DAMASKUS – Pemerintah Suriah pada Rabu (16/7/2025) mengumumkan penarikan pasukannya dari Sweida, sebuah kota strategis di selatan yang mayoritas penduduknya berasal dari komunitas Druze. Langkah signifikan ini diambil setelah serangkaian serangan udara Israel yang menargetkan Damaskus dan desakan dari Amerika Serikat untuk meredakan ketegangan di wilayah tersebut.
Kementerian Pertahanan Suriah dalam pernyataannya mengonfirmasi bahwa proses penarikan pasukan telah dimulai sebagai bagian dari kesepakatan yang telah dicapai sebelumnya. “Tentara Suriah telah mulai menarik diri dari kota Sweida sebagai implementasi dari ketentuan perjanjian yang diadopsi, setelah berakhirnya operasi penggerebekan kota terhadap kelompok-kelompok terlarang,” demikian bunyi pernyataan Kemenhan Suriah, seperti dikutip oleh kantor berita AFP.
Kendati demikian, belum ada kejelasan apakah penarikan ini juga mencakup pasukan keamanan pemerintah lain yang sebelumnya dikerahkan untuk memantau gencatan senjata bersama para pemimpin komunitas Druze. Di lapangan, gencatan senjata yang diumumkan belum sepenuhnya berhasil menghentikan kekerasan. Saksi mata melaporkan bentrokan masih berlanjut, dengan dugaan pasukan pemerintah bergabung bersama kelompok suku Badui untuk menyerang warga dan pejuang Druze.
Observatorium Suriah untuk Hak Asasi Manusia mencatat, lebih dari 350 orang telah kehilangan nyawa sejak kekerasan meletus pada Minggu (13/7/2025). Korban termasuk pasukan pemerintah, pejuang lokal, serta 27 warga sipil Druze yang tewas dalam eksekusi tanpa persidangan. Menanggapi insiden memilukan ini, Kepresidenan Suriah berjanji akan mengusut tuntas tindakan keji di Sweida, menegaskan komitmen untuk “menghukum semua yang terbukti terlibat.”

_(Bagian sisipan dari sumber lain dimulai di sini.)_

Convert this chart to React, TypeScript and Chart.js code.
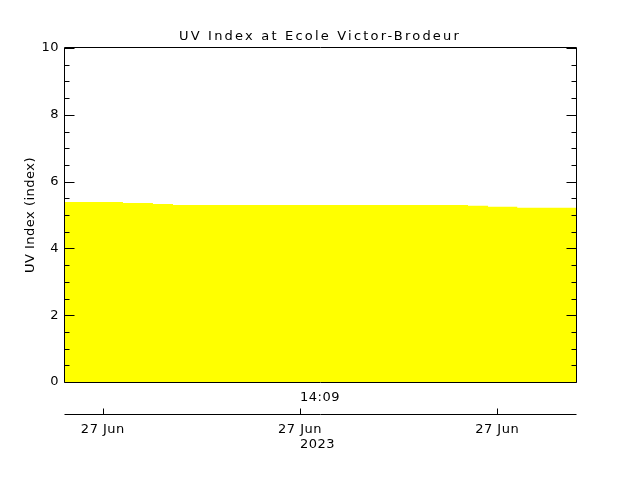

Di tengah situasi yang memanas ini, Israel melancarkan gelombang serangan udara ke Damaskus pada Rabu (16/7/2025), menyusul serangan sebelumnya di Sweida. Gambar yang dirilis oleh AFP memperlihatkan kerusakan parah pada kompleks Kementerian Pertahanan Suriah, dengan kepulan asap membumbung tinggi dari lokasi yang diserang. Israel menyatakan bahwa sasaran mereka adalah fasilitas militer, termasuk area di sekitar istana presiden dan bandara militer Mazzeh.
“Kami bertindak dengan penuh tanggung jawab, pengendalian diri, dan pertimbangan matang,” tegas Panglima Militer Israel. Menteri Pertahanan Israel, Israel Katz, secara terbuka meminta Damaskus untuk membiarkan komunitas Druze di Sweida dan mengancam akan memberikan “pukulan menyakitkan” jika pasukan pemerintah tidak segera mundur. Akibat serangan udara di ibu kota Suriah ini, Kementerian Kesehatan Suriah melaporkan setidaknya tiga orang tewas dan 34 lainnya terluka. Kementerian Luar Negeri Suriah mengecam serangan tersebut sebagai “eskalasi berbahaya.”
Dalam upaya meredakan konflik, Kementerian Dalam Negeri Suriah mengumumkan gencatan senjata terbaru, yang menyatakan penghentian total semua operasi militer. Untuk mengawasi implementasinya, dibentuk sebuah komite yang terdiri dari perwakilan pemerintah dan para pemimpin spiritual Druze. Namun, koresponden AFP melaporkan bahwa suara tembakan masih terdengar di Sweida meskipun kesepakatan telah diumumkan.
Sheikh Youssef Jarboua, salah satu pemimpin utama Druze di Suriah, membacakan sepuluh poin perjanjian dalam siaran televisi pemerintah. Salah satu poin penting menegaskan integrasi penuh Provinsi Sweida ke dalam negara Suriah. Selama ini, wilayah Druze sebagian besar dikendalikan oleh milisi komunitas setempat. Bentrokan terbaru ini menjadi konflik terburuk di Suriah sejak pertempuran mematikan antara pasukan pemerintah dan pejuang Druze di Sweida serta sekitar Damaskus pada April-Mei lalu, yang menewaskan lebih dari 100 orang.
Pemicu konflik kali ini diduga berawal dari penculikan seorang pedagang sayur Druze oleh kelompok suku Badui, menurut laporan Observatorium. Kedua kelompok ini telah berseteru selama puluhan tahun, memperkeruh stabilitas di tengah krisis yang melanda Suriah.